■ Exercise task:
Repeat exactly and only the lines from the line containing "Write the TikZ code for this diagram." through the line containing "[txt] (gen1) at", both included.

─── Records supplied

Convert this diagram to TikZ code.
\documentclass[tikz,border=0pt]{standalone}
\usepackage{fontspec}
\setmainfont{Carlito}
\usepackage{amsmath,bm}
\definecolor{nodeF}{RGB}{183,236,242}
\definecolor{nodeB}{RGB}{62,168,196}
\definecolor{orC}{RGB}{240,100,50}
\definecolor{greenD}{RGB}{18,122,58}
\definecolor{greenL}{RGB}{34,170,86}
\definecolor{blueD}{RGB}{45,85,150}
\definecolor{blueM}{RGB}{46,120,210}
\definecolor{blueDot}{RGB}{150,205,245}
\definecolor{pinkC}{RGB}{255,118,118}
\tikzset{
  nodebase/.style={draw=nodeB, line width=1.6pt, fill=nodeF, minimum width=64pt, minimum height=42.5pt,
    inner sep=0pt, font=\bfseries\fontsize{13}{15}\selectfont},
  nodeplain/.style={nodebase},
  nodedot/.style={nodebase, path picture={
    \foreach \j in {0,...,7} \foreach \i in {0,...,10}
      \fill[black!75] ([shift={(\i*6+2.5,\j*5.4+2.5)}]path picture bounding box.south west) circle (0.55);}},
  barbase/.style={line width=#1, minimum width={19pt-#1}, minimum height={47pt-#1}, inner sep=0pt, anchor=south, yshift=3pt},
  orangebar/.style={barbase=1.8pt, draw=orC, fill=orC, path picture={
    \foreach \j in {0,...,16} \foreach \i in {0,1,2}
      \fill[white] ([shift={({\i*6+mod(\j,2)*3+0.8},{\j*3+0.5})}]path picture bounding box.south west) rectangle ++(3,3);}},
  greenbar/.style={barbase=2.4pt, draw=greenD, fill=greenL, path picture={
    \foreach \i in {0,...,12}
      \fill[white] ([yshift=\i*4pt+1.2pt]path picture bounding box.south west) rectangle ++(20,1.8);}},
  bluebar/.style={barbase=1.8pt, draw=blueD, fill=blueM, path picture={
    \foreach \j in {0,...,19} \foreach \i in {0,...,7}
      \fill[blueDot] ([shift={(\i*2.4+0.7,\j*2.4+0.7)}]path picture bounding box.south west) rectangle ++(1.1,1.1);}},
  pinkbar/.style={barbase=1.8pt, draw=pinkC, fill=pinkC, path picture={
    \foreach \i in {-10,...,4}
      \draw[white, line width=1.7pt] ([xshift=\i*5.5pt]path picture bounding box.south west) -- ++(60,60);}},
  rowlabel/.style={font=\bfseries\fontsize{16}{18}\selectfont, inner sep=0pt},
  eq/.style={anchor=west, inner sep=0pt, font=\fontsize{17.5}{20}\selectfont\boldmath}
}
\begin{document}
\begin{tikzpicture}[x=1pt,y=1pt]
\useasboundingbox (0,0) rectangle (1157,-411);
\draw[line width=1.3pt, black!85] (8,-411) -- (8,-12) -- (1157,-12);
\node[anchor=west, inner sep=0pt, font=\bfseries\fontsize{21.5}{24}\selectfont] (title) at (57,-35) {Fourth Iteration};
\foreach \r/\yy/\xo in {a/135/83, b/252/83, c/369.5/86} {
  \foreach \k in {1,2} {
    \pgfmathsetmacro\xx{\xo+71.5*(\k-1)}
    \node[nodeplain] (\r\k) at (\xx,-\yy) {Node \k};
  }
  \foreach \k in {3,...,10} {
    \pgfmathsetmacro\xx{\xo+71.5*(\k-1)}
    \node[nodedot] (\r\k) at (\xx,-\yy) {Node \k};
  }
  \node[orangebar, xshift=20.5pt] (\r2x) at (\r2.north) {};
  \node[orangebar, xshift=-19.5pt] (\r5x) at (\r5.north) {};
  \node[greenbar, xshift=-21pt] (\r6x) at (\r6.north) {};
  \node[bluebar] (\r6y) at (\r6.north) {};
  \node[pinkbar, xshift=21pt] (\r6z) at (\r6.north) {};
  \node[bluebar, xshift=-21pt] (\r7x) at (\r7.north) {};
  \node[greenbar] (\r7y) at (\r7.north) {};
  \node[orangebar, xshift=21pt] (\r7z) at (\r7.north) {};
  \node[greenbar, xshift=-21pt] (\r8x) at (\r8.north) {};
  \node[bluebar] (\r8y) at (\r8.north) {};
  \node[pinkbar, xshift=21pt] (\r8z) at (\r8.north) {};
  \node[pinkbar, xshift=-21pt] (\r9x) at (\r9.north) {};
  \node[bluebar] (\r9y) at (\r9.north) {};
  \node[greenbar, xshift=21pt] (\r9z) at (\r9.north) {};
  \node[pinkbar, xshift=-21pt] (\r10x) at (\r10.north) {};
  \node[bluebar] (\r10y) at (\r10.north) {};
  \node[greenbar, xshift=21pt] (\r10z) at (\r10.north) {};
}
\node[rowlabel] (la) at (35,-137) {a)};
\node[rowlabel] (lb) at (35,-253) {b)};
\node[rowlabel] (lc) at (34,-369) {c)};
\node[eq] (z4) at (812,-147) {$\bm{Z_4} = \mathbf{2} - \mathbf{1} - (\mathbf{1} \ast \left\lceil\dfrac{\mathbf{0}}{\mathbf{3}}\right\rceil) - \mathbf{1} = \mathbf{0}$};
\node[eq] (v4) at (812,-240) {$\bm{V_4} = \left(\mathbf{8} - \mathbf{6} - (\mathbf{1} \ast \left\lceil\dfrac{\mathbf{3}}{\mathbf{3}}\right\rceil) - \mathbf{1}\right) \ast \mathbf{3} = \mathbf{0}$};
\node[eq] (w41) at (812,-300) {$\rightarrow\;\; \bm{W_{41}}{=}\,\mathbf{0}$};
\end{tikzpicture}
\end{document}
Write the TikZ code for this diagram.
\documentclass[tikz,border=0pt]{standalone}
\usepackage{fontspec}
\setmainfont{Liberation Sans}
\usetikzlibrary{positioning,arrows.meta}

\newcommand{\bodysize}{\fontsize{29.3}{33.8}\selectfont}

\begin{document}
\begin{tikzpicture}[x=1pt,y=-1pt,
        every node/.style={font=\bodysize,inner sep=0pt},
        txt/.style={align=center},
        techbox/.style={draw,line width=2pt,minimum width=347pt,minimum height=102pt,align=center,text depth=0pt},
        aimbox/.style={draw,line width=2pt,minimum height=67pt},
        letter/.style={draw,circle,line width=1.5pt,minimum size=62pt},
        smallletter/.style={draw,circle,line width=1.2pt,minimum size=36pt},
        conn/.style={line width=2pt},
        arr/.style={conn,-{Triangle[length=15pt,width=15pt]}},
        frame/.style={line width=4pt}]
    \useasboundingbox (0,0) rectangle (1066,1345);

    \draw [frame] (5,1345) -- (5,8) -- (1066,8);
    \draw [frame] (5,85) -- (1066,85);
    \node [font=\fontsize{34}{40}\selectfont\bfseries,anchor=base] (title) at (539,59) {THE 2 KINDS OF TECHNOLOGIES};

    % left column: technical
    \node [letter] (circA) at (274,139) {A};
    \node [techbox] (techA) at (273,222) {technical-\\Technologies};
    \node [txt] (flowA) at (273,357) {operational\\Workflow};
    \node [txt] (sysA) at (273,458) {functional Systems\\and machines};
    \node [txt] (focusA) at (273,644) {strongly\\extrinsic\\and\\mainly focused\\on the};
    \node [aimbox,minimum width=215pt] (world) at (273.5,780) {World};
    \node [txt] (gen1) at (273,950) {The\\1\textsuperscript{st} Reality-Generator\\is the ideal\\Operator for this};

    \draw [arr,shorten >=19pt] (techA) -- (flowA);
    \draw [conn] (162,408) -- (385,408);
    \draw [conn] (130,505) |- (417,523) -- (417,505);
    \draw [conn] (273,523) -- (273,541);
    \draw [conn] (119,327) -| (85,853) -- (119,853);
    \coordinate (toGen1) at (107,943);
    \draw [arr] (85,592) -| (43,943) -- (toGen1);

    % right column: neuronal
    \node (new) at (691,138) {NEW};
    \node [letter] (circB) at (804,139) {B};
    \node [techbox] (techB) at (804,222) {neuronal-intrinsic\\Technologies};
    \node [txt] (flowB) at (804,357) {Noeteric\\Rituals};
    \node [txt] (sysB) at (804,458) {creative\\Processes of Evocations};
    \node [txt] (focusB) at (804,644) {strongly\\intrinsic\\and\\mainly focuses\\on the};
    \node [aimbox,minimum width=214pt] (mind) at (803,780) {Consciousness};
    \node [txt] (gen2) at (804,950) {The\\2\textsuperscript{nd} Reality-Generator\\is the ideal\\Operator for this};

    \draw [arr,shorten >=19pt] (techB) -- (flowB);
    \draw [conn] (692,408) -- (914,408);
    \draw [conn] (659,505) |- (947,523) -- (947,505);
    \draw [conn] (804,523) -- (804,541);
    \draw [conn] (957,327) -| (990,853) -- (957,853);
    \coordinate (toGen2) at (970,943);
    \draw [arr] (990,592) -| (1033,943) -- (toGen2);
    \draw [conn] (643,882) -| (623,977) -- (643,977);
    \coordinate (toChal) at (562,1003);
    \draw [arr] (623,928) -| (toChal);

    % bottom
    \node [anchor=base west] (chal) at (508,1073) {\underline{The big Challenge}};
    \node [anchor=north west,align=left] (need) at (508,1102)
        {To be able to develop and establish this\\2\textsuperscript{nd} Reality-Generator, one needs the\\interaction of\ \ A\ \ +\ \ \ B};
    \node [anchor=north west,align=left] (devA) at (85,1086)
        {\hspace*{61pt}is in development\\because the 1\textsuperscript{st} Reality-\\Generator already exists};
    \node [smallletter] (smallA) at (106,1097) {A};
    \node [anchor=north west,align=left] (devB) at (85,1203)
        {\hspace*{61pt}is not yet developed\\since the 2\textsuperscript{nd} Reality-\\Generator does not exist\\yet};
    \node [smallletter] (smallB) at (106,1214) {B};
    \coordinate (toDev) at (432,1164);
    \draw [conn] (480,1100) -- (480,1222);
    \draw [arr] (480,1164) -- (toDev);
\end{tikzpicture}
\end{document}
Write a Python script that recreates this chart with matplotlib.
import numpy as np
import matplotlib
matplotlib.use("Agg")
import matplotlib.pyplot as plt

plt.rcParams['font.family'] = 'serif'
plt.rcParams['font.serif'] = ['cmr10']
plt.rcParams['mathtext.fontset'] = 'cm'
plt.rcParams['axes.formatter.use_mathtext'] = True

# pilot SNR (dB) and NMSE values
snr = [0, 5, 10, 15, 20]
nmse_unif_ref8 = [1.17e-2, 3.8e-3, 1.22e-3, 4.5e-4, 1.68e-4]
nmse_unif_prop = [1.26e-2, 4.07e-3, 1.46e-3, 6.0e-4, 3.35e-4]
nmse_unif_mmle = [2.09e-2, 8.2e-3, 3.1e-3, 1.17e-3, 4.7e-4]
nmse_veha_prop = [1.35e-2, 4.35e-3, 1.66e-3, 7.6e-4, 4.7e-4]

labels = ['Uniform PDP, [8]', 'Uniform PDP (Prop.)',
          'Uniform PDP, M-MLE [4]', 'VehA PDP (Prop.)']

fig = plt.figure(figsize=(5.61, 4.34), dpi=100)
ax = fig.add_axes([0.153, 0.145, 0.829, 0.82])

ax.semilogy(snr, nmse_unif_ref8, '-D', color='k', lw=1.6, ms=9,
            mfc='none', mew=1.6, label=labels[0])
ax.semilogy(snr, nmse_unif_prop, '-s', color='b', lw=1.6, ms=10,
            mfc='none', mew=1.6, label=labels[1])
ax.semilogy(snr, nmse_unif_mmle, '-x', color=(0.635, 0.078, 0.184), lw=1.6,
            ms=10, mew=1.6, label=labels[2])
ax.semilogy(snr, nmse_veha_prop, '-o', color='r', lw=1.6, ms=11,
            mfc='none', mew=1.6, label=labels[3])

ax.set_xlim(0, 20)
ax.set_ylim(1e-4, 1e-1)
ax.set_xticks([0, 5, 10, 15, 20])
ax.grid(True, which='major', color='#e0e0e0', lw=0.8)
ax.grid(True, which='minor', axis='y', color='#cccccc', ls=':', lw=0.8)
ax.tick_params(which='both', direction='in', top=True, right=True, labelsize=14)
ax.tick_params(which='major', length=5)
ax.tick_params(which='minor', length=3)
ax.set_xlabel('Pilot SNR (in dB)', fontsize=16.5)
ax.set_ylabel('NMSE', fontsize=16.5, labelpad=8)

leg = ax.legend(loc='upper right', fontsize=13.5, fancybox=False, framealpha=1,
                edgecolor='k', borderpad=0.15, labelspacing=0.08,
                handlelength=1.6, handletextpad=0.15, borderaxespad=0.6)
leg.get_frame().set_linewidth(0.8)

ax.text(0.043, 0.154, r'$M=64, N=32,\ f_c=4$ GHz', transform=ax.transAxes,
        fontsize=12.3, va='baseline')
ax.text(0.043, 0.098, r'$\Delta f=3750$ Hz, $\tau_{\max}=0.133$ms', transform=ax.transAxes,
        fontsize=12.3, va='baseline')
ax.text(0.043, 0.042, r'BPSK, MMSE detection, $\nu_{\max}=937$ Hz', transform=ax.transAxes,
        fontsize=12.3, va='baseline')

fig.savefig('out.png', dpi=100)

──────

■ Problem solution:
Write the TikZ code for this diagram.
\documentclass[tikz,border=0pt]{standalone}
\usepackage{fontspec}
\setmainfont{Liberation Sans}
\usetikzlibrary{positioning,arrows.meta}

\newcommand{\bodysize}{\fontsize{29.3}{33.8}\selectfont}

\begin{document}
\begin{tikzpicture}[x=1pt,y=-1pt,
        every node/.style={font=\bodysize,inner sep=0pt},
        txt/.style={align=center},
        techbox/.style={draw,line width=2pt,minimum width=347pt,minimum height=102pt,align=center,text depth=0pt},
        aimbox/.style={draw,line width=2pt,minimum height=67pt},
        letter/.style={draw,circle,line width=1.5pt,minimum size=62pt},
        smallletter/.style={draw,circle,line width=1.2pt,minimum size=36pt},
        conn/.style={line width=2pt},
        arr/.style={conn,-{Triangle[length=15pt,width=15pt]}},
        frame/.style={line width=4pt}]
    \useasboundingbox (0,0) rectangle (1066,1345);

    \draw [frame] (5,1345) -- (5,8) -- (1066,8);
    \draw [frame] (5,85) -- (1066,85);
    \node [font=\fontsize{34}{40}\selectfont\bfseries,anchor=base] (title) at (539,59) {THE 2 KINDS OF TECHNOLOGIES};

    % left column: technical
    \node [letter] (circA) at (274,139) {A};
    \node [techbox] (techA) at (273,222) {technical-\\Technologies};
    \node [txt] (flowA) at (273,357) {operational\\Workflow};
    \node [txt] (sysA) at (273,458) {functional Systems\\and machines};
    \node [txt] (focusA) at (273,644) {strongly\\extrinsic\\and\\mainly focused\\on the};
    \node [aimbox,minimum width=215pt] (world) at (273.5,780) {World};
    \node [txt] (gen1) at (273,950) {The\\1\textsuperscript{st} Reality-Generator\\is the ideal\\Operator for this};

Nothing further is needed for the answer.